While they're at it, Athletic Director Warde Manuel and major sports coaches should also look into allegations of special treatment for players in domestic abuse cases raised by UConn women at the same time those scores came out.
UConn scored an 8 percent graduation success rate for scholarship players who entered the university between 2003 and 2006, as compared with a national graduation rate of 74 percent for those who played the game at other colleges. This puts UConn just under such stellar academic institutions as Arkansas-Fayetteville and Chicago State, which had a 10 percent graduation rate and only ahead of last place Centenary College of Louisiana, which had graduated no basketball players. Only a dozen scholarship holders were counted because others transferred out or were walk-ons and not counted. One graduated.
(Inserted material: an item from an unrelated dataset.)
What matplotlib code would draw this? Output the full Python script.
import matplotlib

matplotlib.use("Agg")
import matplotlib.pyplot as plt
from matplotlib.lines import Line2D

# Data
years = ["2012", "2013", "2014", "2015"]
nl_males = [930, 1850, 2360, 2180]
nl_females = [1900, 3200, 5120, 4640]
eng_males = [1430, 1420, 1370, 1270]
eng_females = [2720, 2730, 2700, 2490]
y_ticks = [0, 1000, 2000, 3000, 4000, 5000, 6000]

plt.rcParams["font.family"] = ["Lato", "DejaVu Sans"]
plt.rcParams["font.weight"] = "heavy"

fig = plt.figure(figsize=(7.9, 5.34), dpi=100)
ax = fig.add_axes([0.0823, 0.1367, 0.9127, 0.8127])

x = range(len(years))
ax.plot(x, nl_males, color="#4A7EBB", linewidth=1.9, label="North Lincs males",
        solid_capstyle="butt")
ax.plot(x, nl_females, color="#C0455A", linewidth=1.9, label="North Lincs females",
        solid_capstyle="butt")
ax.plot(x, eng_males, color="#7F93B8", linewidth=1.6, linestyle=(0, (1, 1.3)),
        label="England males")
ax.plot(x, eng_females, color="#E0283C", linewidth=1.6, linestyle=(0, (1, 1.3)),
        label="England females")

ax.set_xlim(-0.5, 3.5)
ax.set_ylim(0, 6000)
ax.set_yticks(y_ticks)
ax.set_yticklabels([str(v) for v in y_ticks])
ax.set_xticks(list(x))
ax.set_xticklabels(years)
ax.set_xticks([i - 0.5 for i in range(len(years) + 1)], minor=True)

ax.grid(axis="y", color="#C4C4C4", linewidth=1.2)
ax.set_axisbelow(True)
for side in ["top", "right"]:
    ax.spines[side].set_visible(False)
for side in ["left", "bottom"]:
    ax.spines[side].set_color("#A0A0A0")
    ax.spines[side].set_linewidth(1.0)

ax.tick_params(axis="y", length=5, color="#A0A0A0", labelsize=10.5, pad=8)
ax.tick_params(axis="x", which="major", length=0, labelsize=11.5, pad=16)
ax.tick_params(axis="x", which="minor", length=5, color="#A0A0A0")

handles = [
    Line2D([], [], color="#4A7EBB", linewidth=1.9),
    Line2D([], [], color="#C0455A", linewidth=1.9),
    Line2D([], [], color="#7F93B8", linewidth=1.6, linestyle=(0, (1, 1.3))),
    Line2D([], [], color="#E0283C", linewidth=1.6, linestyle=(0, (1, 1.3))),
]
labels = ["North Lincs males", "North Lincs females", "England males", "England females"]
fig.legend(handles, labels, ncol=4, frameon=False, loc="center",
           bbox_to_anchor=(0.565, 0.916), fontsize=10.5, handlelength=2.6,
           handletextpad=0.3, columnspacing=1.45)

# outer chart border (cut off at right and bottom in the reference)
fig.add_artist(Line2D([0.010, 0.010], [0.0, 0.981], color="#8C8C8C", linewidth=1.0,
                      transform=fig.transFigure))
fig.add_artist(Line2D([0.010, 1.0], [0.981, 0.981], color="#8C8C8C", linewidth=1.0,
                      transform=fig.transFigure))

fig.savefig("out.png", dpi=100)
This happened while the very successful UConn women's basketball team was graduating 92 percent of its players and the football team had a respectable graduation rate of 65 percent.
Apologists will argue this is ancient history and point to the team's recent efforts, which have shown the dreadful performance has gotten the administration's attention. Athletic Director Manuel, who came to the university last year, and Coach Kevin Ollie, who graduated in four years in the 1990s, seem to pay attention to schoolwork. Manuel points out the report last week is "based on incoming students from six to 10 years ago" and predicts recent academic progress reports will soon be reflected in vastly improved graduation success rates.
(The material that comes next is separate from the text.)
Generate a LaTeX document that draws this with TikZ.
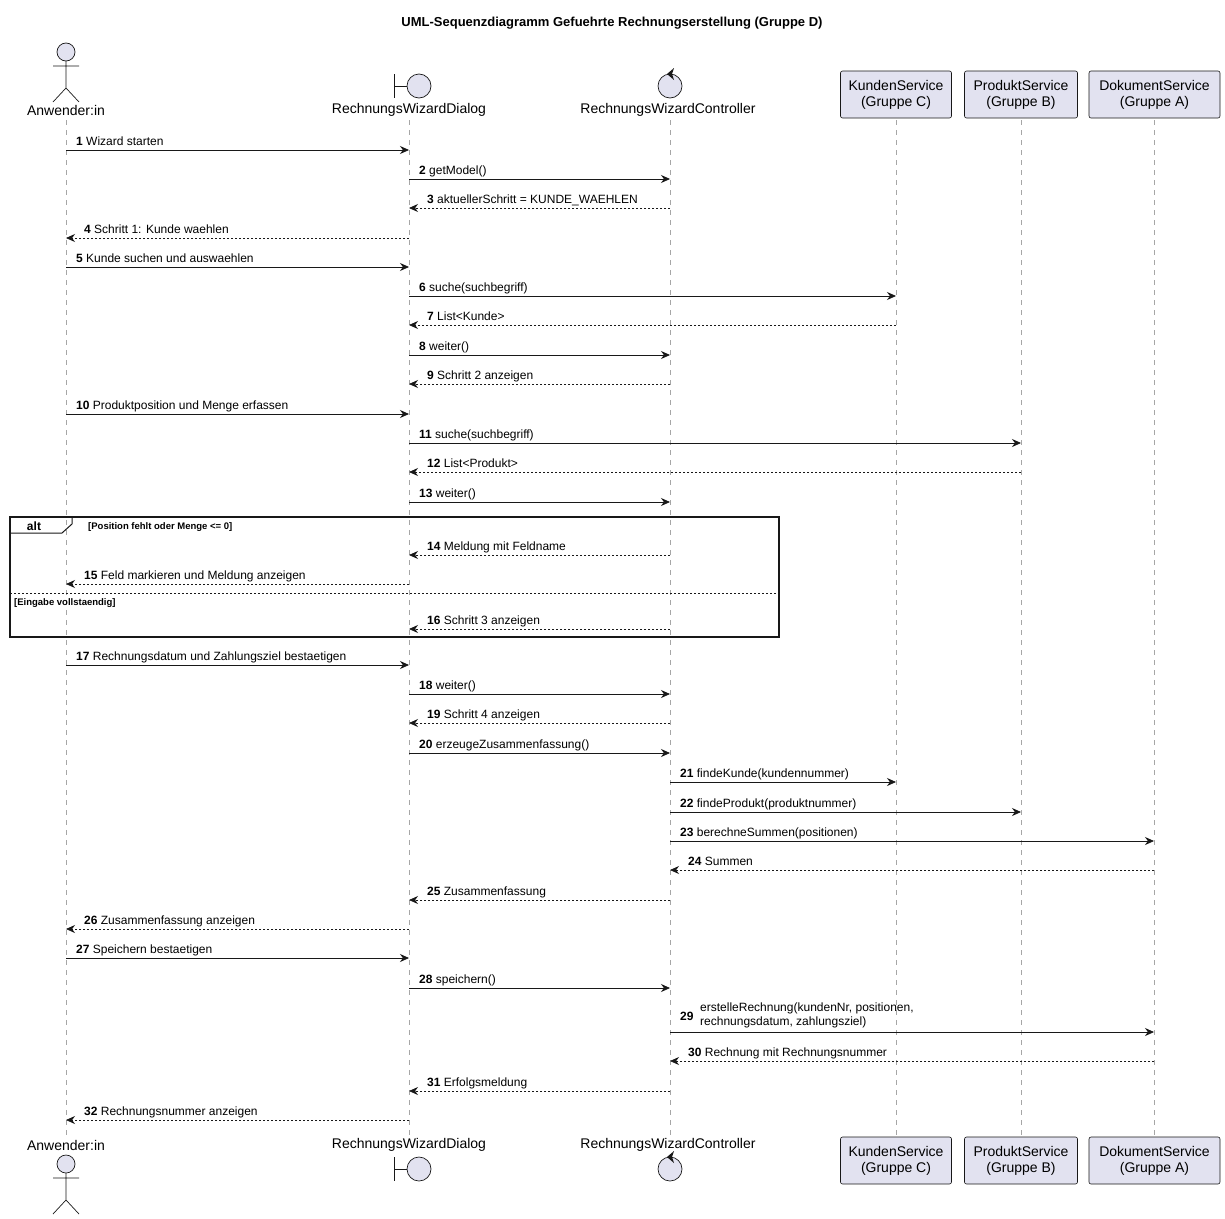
\documentclass[tikz,border=0pt]{standalone}
\usepackage{fontspec}
\setmainfont{Liberation Sans}
\usetikzlibrary{arrows.meta}
\definecolor{pfill}{HTML}{E2E2F0}
\definecolor{pline}{HTML}{181818}
\begin{document}
\begin{tikzpicture}[x=1pt,y=-1pt,
  life/.style={draw=gray!70,dash pattern=on 5pt off 5pt,line width=0.6pt},
  msg/.style={draw=pline,line width=0.8pt,-{Stealth[length=9pt,width=8pt]}},
  rmsg/.style={msg,dash pattern=on 2pt off 2pt},
  lbl/.style={inner sep=0pt,anchor=base west,font=\fontsize{12}{14}\selectfont},
  pname/.style={inner sep=0pt,font=\fontsize{14}{16}\selectfont,align=center},
  pbox/.style={draw=pline,fill=pfill,line width=0.6pt,rounded corners=2pt,inner sep=0pt,align=center,font=\fontsize{14}{16}\selectfont},
  icon/.style={draw=pline,fill=pfill,line width=0.7pt}]
\useasboundingbox (0,0) rectangle (1225,1218);
\node[font=\bfseries\fontsize{13}{15}\selectfont] (title) at (612,23) {UML-Sequenzdiagramm Gefuehrte Rechnungserstellung (Gruppe D)};
% lifelines
\foreach \n/\x in {A/66,D/409,C/670,K/896,P/1021,S/1154}{
  \coordinate (\n t) at (\x,120); \coordinate (\n b) at (\x,1135);
  \draw[life] (\n t) -- (\n b);}
% participants top and bottom
\foreach \yy/\s in {0/t,1066/b}{
  \begin{scope}[yshift=-\yy]
  \node[pbox,minimum width=111pt,minimum height=47pt] (K\s) at (896,94.5) {KundenService\\(Gruppe C)};
  \node[pbox,minimum width=113pt,minimum height=47pt] (P\s) at (1021,94.5) {ProduktService\\(Gruppe B)};
  \node[pbox,minimum width=131pt,minimum height=47pt] (S\s) at (1154.5,94.5) {DokumentService\\(Gruppe A)};
  \end{scope}}
\node[pname] (An1) at (66,110) {Anwender:in};
\node[pname] (Di1) at (409,110) {RechnungsWizardDialog};
\node[pname] (Co1) at (668,110) {RechnungsWizardController};
\node[pname] (An2) at (66,1145) {Anwender:in};
\node[pname] (Di2) at (409,1145) {RechnungsWizardDialog};
\node[pname] (Co2) at (668,1145) {RechnungsWizardController};
% actor icons
\foreach \y in {52,1164}{
  \draw[icon] (66,\y) circle (9);
  \draw[pline,line width=0.7pt] (66,\y+9) -- (66,\y+36) (53,\y+14) -- (79,\y+14)
     (53,\y+50) -- (66,\y+36) -- (79,\y+50);}
% boundary icons
\foreach \y in {86,1169}{
  \draw[icon] (419,\y) circle (12);
  \draw[pline,line width=0.7pt] (394,\y-12) -- (394,\y+12) (394,\y) -- (407,\y);}
% control icons
\foreach \y in {86,1169}{
  \draw[icon] (670,\y) circle (12);
  \fill[pline] (667,\y-12) -- (674,\y-18) -- (672,\y-12) -- (674,\y-6) -- cycle;}
% alt frame
\draw[pline,line width=1.2pt] (10,517) rectangle (779,637);
\draw[pline,line width=1pt] (10,533) -- (62,533) -- (72,524) -- (72,517);
\node[font=\bfseries\fontsize{12}{14}\selectfont,inner sep=0pt] (altl) at (34,526) {alt};
\node[font=\bfseries\fontsize{9.5}{11}\selectfont,inner sep=0pt,anchor=base west] (g1) at (88,529) {[Position fehlt oder Menge <= 0]};
\draw[pline,line width=0.6pt,dash pattern=on 2pt off 2pt] (10,593) -- (779,593);
\node[font=\bfseries\fontsize{9.5}{11}\selectfont,inner sep=0pt,anchor=base west] (g2) at (14,605) {[Eingabe vollstaendig]};
% messages: type, from, to, y, label
\newcommand\mR[5]{\coordinate (s#1) at (#2,#4); \coordinate (e#1) at (#3,#4);
  \draw[msg] (s#1) -- (e#1); \node[lbl] (l#1) at (#2+10,#4-5) {\textbf{#1} #5};}
\newcommand\mL[5]{\coordinate (s#1) at (#2,#4); \coordinate (e#1) at (#3,#4);
  \draw[rmsg] (s#1) -- (e#1); \node[lbl] (l#1) at (#3+18,#4-5) {\textbf{#1} #5};}
\mR{1}{66}{409}{150}{Wizard starten}
\mR{2}{409}{670}{179}{getModel()}
\mL{3}{670}{409}{208}{aktuellerSchritt = KUNDE\_WAEHLEN}
\mL{4}{409}{66}{238}{Schritt 1: Kunde waehlen}
\mR{5}{66}{409}{267}{Kunde suchen und auswaehlen}
\mR{6}{409}{896}{296}{suche(suchbegriff)}
\mL{7}{896}{409}{325}{List<Kunde>}
\mR{8}{409}{670}{355}{weiter()}
\mL{9}{670}{409}{384}{Schritt 2 anzeigen}
\mR{10}{66}{409}{414}{Produktposition und Menge erfassen}
\mR{11}{409}{1021}{443}{suche(suchbegriff)}
\mL{12}{1021}{409}{472}{List<Produkt>}
\mR{13}{409}{670}{502}{weiter()}
\mL{14}{670}{409}{555}{Meldung mit Feldname}
\mL{15}{409}{66}{584}{Feld markieren und Meldung anzeigen}
\mL{16}{670}{409}{629}{Schritt 3 anzeigen}
\mR{17}{66}{409}{665}{Rechnungsdatum und Zahlungsziel bestaetigen}
\mR{18}{409}{670}{694}{weiter()}
\mL{19}{670}{409}{723}{Schritt 4 anzeigen}
\mR{20}{409}{670}{753}{erzeugeZusammenfassung()}
\mR{21}{670}{896}{782}{findeKunde(kundennummer)}
\mR{22}{670}{1021}{812}{findeProdukt(produktnummer)}
\mR{23}{670}{1154}{841}{berechneSummen(positionen)}
\mL{24}{1154}{670}{870}{Summen}
\mL{25}{670}{409}{900}{Zusammenfassung}
\mL{26}{409}{66}{929}{Zusammenfassung anzeigen}
\mR{27}{66}{409}{958}{Speichern bestaetigen}
\mR{28}{409}{670}{988}{speichern()}
\coordinate (s29) at (670,1032); \coordinate (e29) at (1154,1032);
\draw[msg] (s29) -- (e29);
\node[lbl] (l29) at (680,1020) {\textbf{29}};
\node[inner sep=0pt,anchor=north west,align=left,font=\fontsize{12}{14}\selectfont] (t29) at (700,1003) {erstelleRechnung(kundenNr, positionen,\\rechnungsdatum, zahlungsziel)};
\mL{30}{1154}{670}{1061}{Rechnung mit Rechnungsnummer}
\mL{31}{670}{409}{1091}{Erfolgsmeldung}
\mL{32}{409}{66}{1120}{Rechnungsnummer anzeigen}
\end{tikzpicture}
\end{document}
True enough, but the students whose failure after entering the university between 2003 and 2006 were and still are given six years, not four, to graduate, which means they go all the way back to the not so dim past that was 2012.
Thanks to the sports nobody watches, UConn's overall graduation rate indicates the dubious term student-athlete can be applied to most members of the university's other teams. The rate for all sports was a very nice 80 percent, with the women's basketball team nearly perfect and six lesser sports graduating all of their players.
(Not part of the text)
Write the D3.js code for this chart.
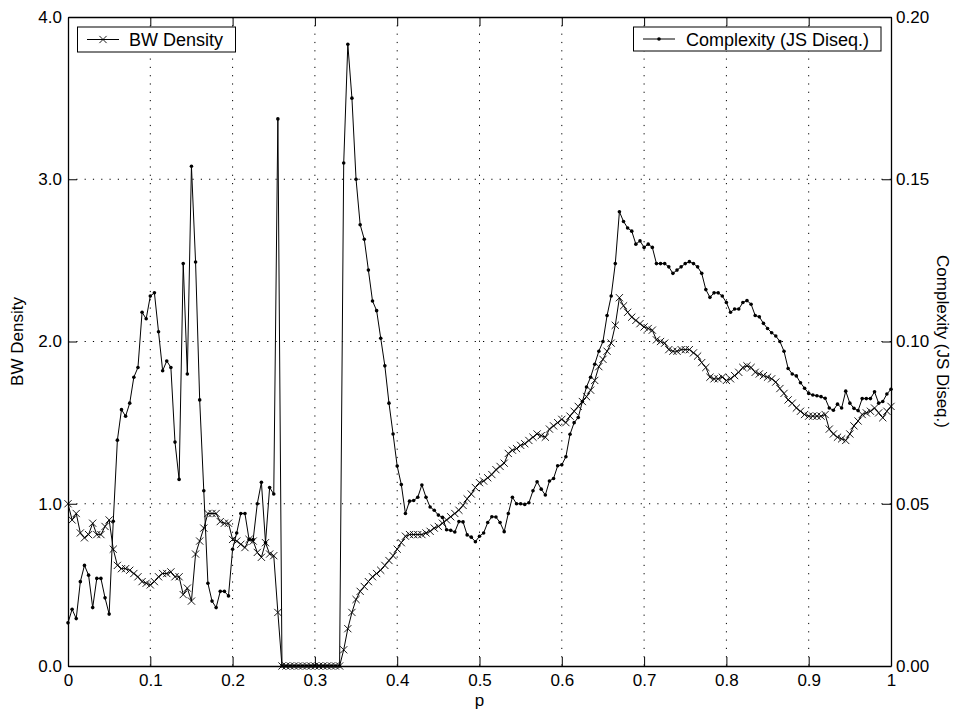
<!DOCTYPE html>
<html>
<head>
<meta charset="utf-8">
<script src="https://cdn.jsdelivr.net/npm/d3@7"></script>
<style>
  body { margin: 0; background: #fff; }
  svg text { font-family: "Liberation Sans", Arial, Helvetica, sans-serif; fill: #000; }
  .axis path, .axis line { stroke: #000; }
  .grid line { stroke: #000; stroke-width: 1; stroke-dasharray: 1.2,7.1; }
</style>
</head>
<body>
<div class="chart-area"></div>
<script>
// x values (p)
var pValues = [
  0.000,0.005,0.010,0.015,0.020,0.025,0.030,0.035,0.040,0.045,
  0.050,0.055,0.060,0.065,0.070,0.075,0.080,0.085,0.090,0.095,
  0.100,0.105,0.110,0.115,0.120,0.125,0.130,0.135,0.140,0.145,
  0.150,0.155,0.160,0.165,0.170,0.175,0.180,0.185,0.190,0.195,
  0.200,0.205,0.210,0.215,0.220,0.225,0.230,0.235,0.240,0.245,
  0.250,0.255,0.260,0.265,0.270,0.275,0.280,0.285,0.290,0.295,
  0.300,0.305,0.310,0.315,0.320,0.325,0.330,0.335,0.340,0.345,
  0.350,0.355,0.360,0.365,0.370,0.375,0.380,0.385,0.390,0.395,
  0.400,0.405,0.410,0.415,0.420,0.425,0.430,0.435,0.440,0.445,
  0.450,0.455,0.460,0.465,0.470,0.475,0.480,0.485,0.490,0.495,
  0.500,0.505,0.510,0.515,0.520,0.525,0.530,0.535,0.540,0.545,
  0.550,0.555,0.560,0.565,0.570,0.575,0.580,0.585,0.590,0.595,
  0.600,0.605,0.610,0.615,0.620,0.625,0.630,0.635,0.640,0.645,
  0.650,0.655,0.660,0.665,0.670,0.675,0.680,0.685,0.690,0.695,
  0.700,0.705,0.710,0.715,0.720,0.725,0.730,0.735,0.740,0.745,
  0.750,0.755,0.760,0.765,0.770,0.775,0.780,0.785,0.790,0.795,
  0.800,0.805,0.810,0.815,0.820,0.825,0.830,0.835,0.840,0.845,
  0.850,0.855,0.860,0.865,0.870,0.875,0.880,0.885,0.890,0.895,
  0.900,0.905,0.910,0.915,0.920,0.925,0.930,0.935,0.940,0.945,
  0.950,0.955,0.960,0.965,0.970,0.975,0.980,0.985,0.990,0.995,
  1.000
];

// BW density (left axis)
var bwDensity = [
  1.00,0.90,0.94,0.82,0.79,0.81,0.88,0.81,0.81,0.86,
  0.90,0.72,0.62,0.60,0.60,0.59,0.57,0.55,0.52,0.51,
  0.50,0.52,0.55,0.57,0.57,0.58,0.55,0.55,0.44,0.48,
  0.40,0.69,0.77,0.85,0.94,0.94,0.94,0.89,0.88,0.88,
  0.78,0.77,0.75,0.73,0.78,0.77,0.70,0.67,0.76,0.69,
  0.68,0.33,0,0,0,0,0,0,0,0,
  0,0,0,0,0,0,0,0.10,0.23,0.33,
  0.41,0.46,0.49,0.52,0.55,0.57,0.59,0.62,0.65,0.68,
  0.72,0.76,0.80,0.81,0.81,0.81,0.81,0.82,0.83,0.85,
  0.86,0.88,0.90,0.92,0.94,0.96,0.99,1.03,1.06,1.10,
  1.13,1.14,1.16,1.18,1.21,1.23,1.25,1.31,1.33,1.34,
  1.36,1.37,1.39,1.41,1.43,1.42,1.41,1.46,1.48,1.50,
  1.52,1.50,1.54,1.57,1.60,1.63,1.66,1.70,1.76,1.845,
  1.89,1.94,1.99,2.10,2.27,2.22,2.18,2.15,2.13,2.11,
  2.09,2.08,2.07,2.01,2.00,1.99,1.95,1.94,1.94,1.95,
  1.95,1.95,1.93,1.91,1.87,1.84,1.78,1.77,1.77,1.78,
  1.76,1.77,1.79,1.81,1.84,1.85,1.84,1.81,1.80,1.79,
  1.78,1.77,1.75,1.71,1.68,1.64,1.62,1.59,1.57,1.55,
  1.54,1.54,1.54,1.54,1.55,1.46,1.43,1.41,1.40,1.39,
  1.43,1.48,1.51,1.55,1.56,1.57,1.59,1.56,1.53,1.57,
  1.60
];

// Complexity (JS Diseq.) (right axis)
var complexity = [
  0.0133,0.0175,0.0146,0.026,0.031,0.028,0.018,0.027,0.027,0.021,
  0.016,0.0446,0.0696,0.079,0.077,0.081,0.089,0.092,0.109,0.107,
  0.114,0.115,0.103,0.091,0.094,0.092,0.069,0.0575,0.124,0.090,
  0.154,0.1245,0.082,0.054,0.0255,0.020,0.018,0.023,0.023,0.0216,
  0.036,0.041,0.047,0.047,0.039,0.039,0.050,0.0566,0.038,0.055,
  0.053,0.1686,0,0,0,0,0,0,0,0,
  0,0,0,0,0,0,0,0.155,0.1916,0.175,
  0.150,0.136,0.1315,0.122,0.1125,0.1095,0.101,0.0925,0.081,0.0715,
  0.0616,0.0559,0.047,0.0508,0.051,0.052,0.0558,0.052,0.049,0.048,
  0.0465,0.0458,0.042,0.0418,0.0413,0.0445,0.0444,0.0404,0.0397,0.0383,
  0.040,0.041,0.0442,0.046,0.0459,0.0442,0.0414,0.047,0.052,0.050,
  0.050,0.0498,0.0503,0.054,0.0568,0.0545,0.0527,0.057,0.0578,0.0617,
  0.062,0.0645,0.0714,0.075,0.0766,0.0815,0.086,0.089,0.093,0.097,
  0.100,0.108,0.114,0.124,0.140,0.137,0.135,0.134,0.130,0.131,
  0.129,0.130,0.129,0.124,0.124,0.124,0.123,0.121,0.122,0.123,
  0.124,0.1246,0.124,0.123,0.121,0.116,0.1136,0.115,0.115,0.114,
  0.112,0.109,0.110,0.110,0.112,0.1126,0.1115,0.108,0.1076,0.1056,
  0.104,0.1027,0.1017,0.100,0.097,0.0917,0.090,0.0894,0.0873,0.0856,
  0.084,0.0835,0.0833,0.083,0.0825,0.0795,0.0788,0.0807,0.0795,0.0847,
  0.081,0.0794,0.0787,0.0824,0.0824,0.0824,0.0845,0.081,0.0815,0.0838,
  0.0853
];

// ticks
var xTicks = [0, 0.1, 0.2, 0.3, 0.4, 0.5, 0.6, 0.7, 0.8, 0.9, 1];
var xTickLabels = ["0", "0.1", "0.2", "0.3", "0.4", "0.5", "0.6", "0.7", "0.8", "0.9", "1"];
var yTicks = [0, 1, 2, 3, 4];
var yTickLabels = ["0.0", "1.0", "2.0", "3.0", "4.0"];
var y2Ticks = [0, 0.05, 0.10, 0.15, 0.20];
var y2TickLabels = ["0.00", "0.05", "0.10", "0.15", "0.20"];

var margin = {top: 17, right: 62, bottom: 47, left: 68};
var width = 953 - margin.left - margin.right;
var height = 713 - margin.top - margin.bottom;

var svg = d3.select(".chart-area").append("svg")
    .attr("width", 953)
    .attr("height", 713);

var g = svg.append("g")
    .attr("transform", "translate(" + margin.left + "," + margin.top + ")");

var x = d3.scaleLinear().domain([0, 1]).range([0, width]);
var y = d3.scaleLinear().domain([0, 4]).range([height, 0]);
var y2 = d3.scaleLinear().domain([0, 0.2]).range([height, 0]);

// dotted grid
g.append("g").attr("class", "grid")
    .selectAll("line")
    .data(xTicks.slice(1, -1))
    .enter().append("line")
    .attr("x1", function(d) { return x(d); })
    .attr("x2", function(d) { return x(d); })
    .attr("y1", 0)
    .attr("y2", height);

g.append("g").attr("class", "grid")
    .selectAll("line")
    .data(yTicks.slice(1, -1))
    .enter().append("line")
    .attr("x1", 0)
    .attr("x2", width)
    .attr("y1", function(d) { return y(d); })
    .attr("y2", function(d) { return y(d); });

// axes, ticks pointing inward
g.append("g").attr("class", "axis")
    .attr("transform", "translate(0," + height + ")")
    .call(d3.axisBottom(x).tickValues(xTicks).tickSize(-9).tickSizeOuter(0).tickPadding(8)
        .tickFormat(function(d, i) { return xTickLabels[i]; }));

g.append("g").attr("class", "axis")
    .call(d3.axisTop(x).tickValues(xTicks).tickSize(-9).tickSizeOuter(0).tickFormat(""));

g.append("g").attr("class", "axis")
    .call(d3.axisLeft(y).tickValues(yTicks).tickSize(-9).tickSizeOuter(0).tickPadding(6)
        .tickFormat(function(d, i) { return yTickLabels[i]; }));

g.append("g").attr("class", "axis")
    .attr("transform", "translate(" + width + ",0)")
    .call(d3.axisRight(y2).tickValues(y2Ticks).tickSize(-9).tickSizeOuter(0).tickPadding(5)
        .tickFormat(function(d, i) { return y2TickLabels[i]; }));

g.selectAll(".axis text").style("font-size", "17px");
g.selectAll(".axis path").attr("stroke-width", 1.3);

// series
var bwLine = d3.line()
    .x(function(d, i) { return x(pValues[i]); })
    .y(function(d) { return y(d); });

var cLine = d3.line()
    .x(function(d, i) { return x(pValues[i]); })
    .y(function(d) { return y2(d); });

g.append("path")
    .datum(bwDensity)
    .attr("fill", "none")
    .attr("stroke", "#000")
    .attr("stroke-width", 1)
    .attr("d", bwLine);

var crossPath = "M-3.6,-3.6L3.6,3.6M-3.6,3.6L3.6,-3.6";

g.selectAll("path.cross")
    .data(bwDensity)
    .enter()
    .append("path")
    .attr("class", "cross")
    .attr("d", crossPath)
    .attr("stroke", "#000")
    .attr("stroke-width", 0.9)
    .attr("fill", "none")
    .attr("transform", function(d, i) {
        return "translate(" + x(pValues[i]) + "," + y(d) + ")";
    });

g.append("path")
    .datum(complexity)
    .attr("fill", "none")
    .attr("stroke", "#000")
    .attr("stroke-width", 1)
    .attr("d", cLine);

g.selectAll("circle.dot")
    .data(complexity)
    .enter()
    .append("circle")
    .attr("class", "dot")
    .attr("r", 1.8)
    .attr("fill", "#000")
    .attr("cx", function(d, i) { return x(pValues[i]); })
    .attr("cy", function(d) { return y2(d); });

// axis titles
svg.append("text")
    .attr("transform", "translate(23," + (margin.top + height / 2) + ") rotate(-90)")
    .attr("text-anchor", "middle")
    .style("font-size", "17px")
    .text("BW Density");

svg.append("text")
    .attr("transform", "translate(937," + (margin.top + height / 2) + ") rotate(90)")
    .attr("text-anchor", "middle")
    .style("font-size", "17px")
    .text("Complexity (JS Diseq.)");

svg.append("text")
    .attr("x", margin.left + width / 2)
    .attr("y", 706)
    .attr("text-anchor", "middle")
    .style("font-size", "17px")
    .text("p");

// legends
var leg1 = svg.append("g");
leg1.append("rect")
    .attr("x", 77.5).attr("y", 27).attr("width", 158).attr("height", 25)
    .attr("fill", "#fff").attr("stroke", "#000").attr("stroke-width", 1);
leg1.append("line")
    .attr("x1", 87).attr("x2", 119).attr("y1", 39.5).attr("y2", 39.5)
    .attr("stroke", "#000");
leg1.append("path")
    .attr("d", crossPath)
    .attr("transform", "translate(103,39.5)")
    .attr("stroke", "#000").attr("stroke-width", 0.9);
leg1.append("text")
    .attr("x", 129).attr("y", 46)
    .style("font-size", "18px")
    .text("BW Density");

var leg2 = svg.append("g");
leg2.append("rect")
    .attr("x", 633.5).attr("y", 27).attr("width", 247.5).attr("height", 24)
    .attr("fill", "#fff").attr("stroke", "#000").attr("stroke-width", 1);
leg2.append("line")
    .attr("x1", 643).attr("x2", 675).attr("y1", 39).attr("y2", 39)
    .attr("stroke", "#000");
leg2.append("circle")
    .attr("cx", 659).attr("cy", 39).attr("r", 1.8).attr("fill", "#000");
leg2.append("text")
    .attr("x", 686).attr("y", 45.5)
    .style("font-size", "18px")
    .text("Complexity (JS Diseq.)");
</script>
</body>
</html>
But even in basketball, which would appear to have the most questionable admissions standards of all the major sports, Central Connecticut managed an 86 percent graduation rate and the University of Hartford had 78 percent, while UConn was pulling off its 8.
Records like Arkansas-Fayetteville's, Chicago State's and sadly, UConn's, make the argument for ending the hypocrisy and turning big-time sports like men's basketball into the professional sport they already are.
Since the colleges don't really educate these non-student-athletes, the argument goes, they should at least reimburse them for their contributions to the institution's prosperity. Isn't it bad enough, critics ask, that the universities pay their coaches obscenely high salaries without the added embarrassment of providing scholarships that don't even cover all the costs of going to college? It isn't as if the football or basketball player can attend classes, study, practice and wait on tables too.
It has been suggested by New York Times columnist and college sports critic Joe Nocera and others that the major football and basketball schools like Kentucky, Michigan, Notre Dame and yes, UConn, be designated a superleague, whose teams would openly serve as minor leagues for pro football and basketball. The players would be paid. Those who wished could get an education. It might be embarrassing at first, but the colleges asked for it - and it would be honest.
These large sports colleges, as they are now, have been likened to plantations, a description first made, not by a journalist, but by Walter Byers, the first, long-serving head of college sports's governing body, the National Collegiate Athletic Association. It was a conclusion he came to after long years of watching what had been a student activity become a big business. His way with words - the plantation remark - hastened his departure from the NCAA after nearly 40 years.
Rather ironic, considering Byers also coined the term, "student-athlete" - in happier times.